For the past two years, shootings have declined year-over-year, and 2019 is on track to continue the trend.
The CPD announced earlier this month that August experienced its lowest number of murders and shootings since 2011. Shooting incidents fell 19% and murders fell 23% in August compared to last year, according to the CPD report.
‘Tyshawn’s death was preventable’
Following a back-and-forth on Twitter last week with Sen. Ted Cruz, R-Texas, Chicago Mayor Lori Lightfoot penned an op-ed in the Washington Post on Sunday to call for gun reform. She cited Tyshawn’s case.
“As long as people can drive from Illinois to Indiana and purchase a personal arsenal without a background check, Chicago’s gun laws will always be as weak as those of the closest permissive state,” Lightfoot wrote.
“The consequences of this situation are deadly. A gang member from Chicago bought at least seven illegal guns from someone in New Mexico. Two of those guns were used to commit homicides in the city, including the execution of a 9-year-old boy, Tyshawn Lee, in 2015. Tyshawn’s death was preventable.”
Corey Morgan’s brother Anthony directed his acquaintance in New Mexico to purchase the seven guns in four separate transactions, according to a court memo last month. Authorities tied two of those firearms to homicides, including Tyshawn’s murder.
Morgan was sentenced to four years in prison.

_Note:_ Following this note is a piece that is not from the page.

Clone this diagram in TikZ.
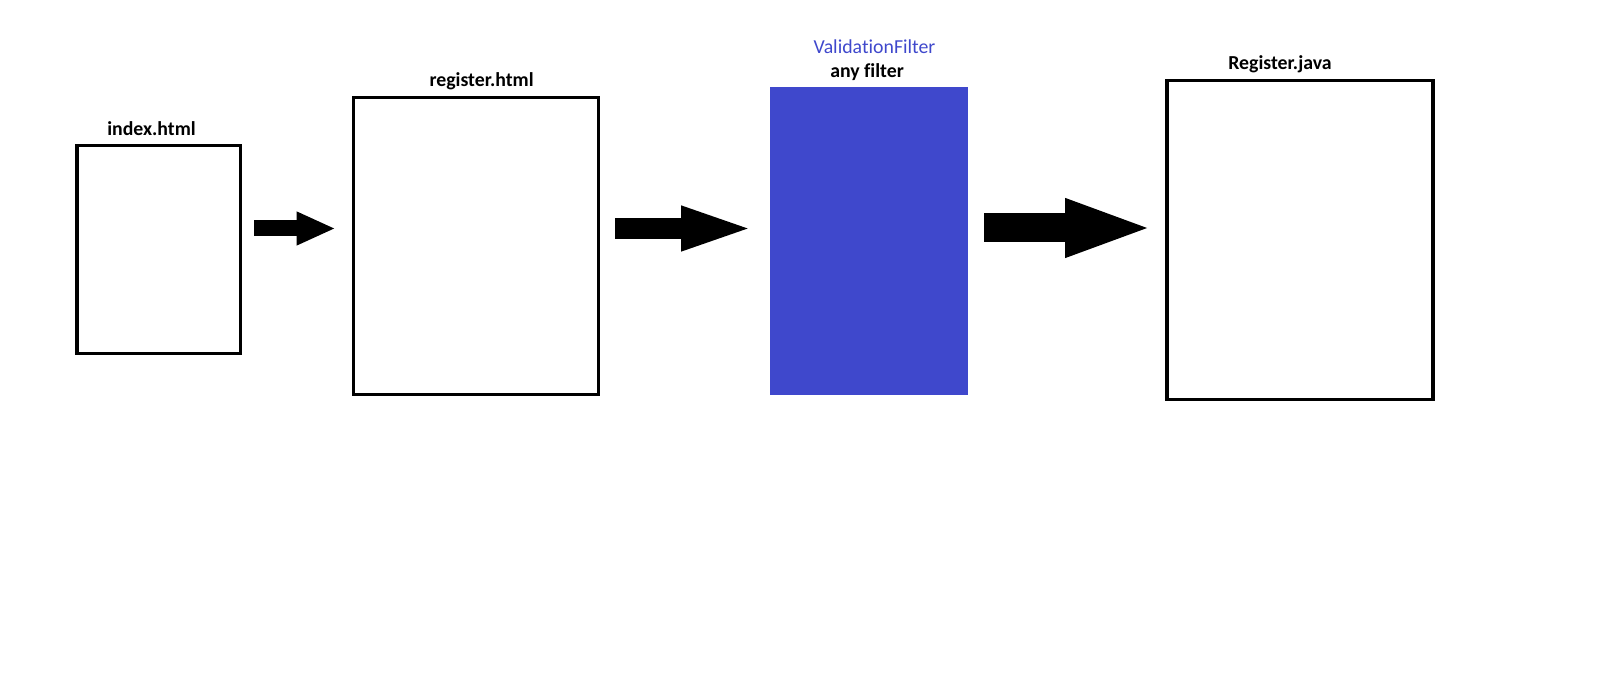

“This is a case study in how illegal guns flood this district and terrorize our community,” Assistant U.S. Attorney James P. Durkin argued in the government’s sentencing memorandum. “Illegal firearms are the lifeblood of violent crime in this city, and they need to be treated as such.”
To advocate for gun safety laws, the Rev. Pfleger and others in Chicago are planning to send 10 buses of people to the Nation Rally to End Gun Violence in Washington, D.C., on Sept. 25, according to a press release Wednesday.
“With the continued increase of mass shootings and the ongoing violence in Chicago, and other major cities, we are asking Congress to protect the lives of American citizens,” the release said.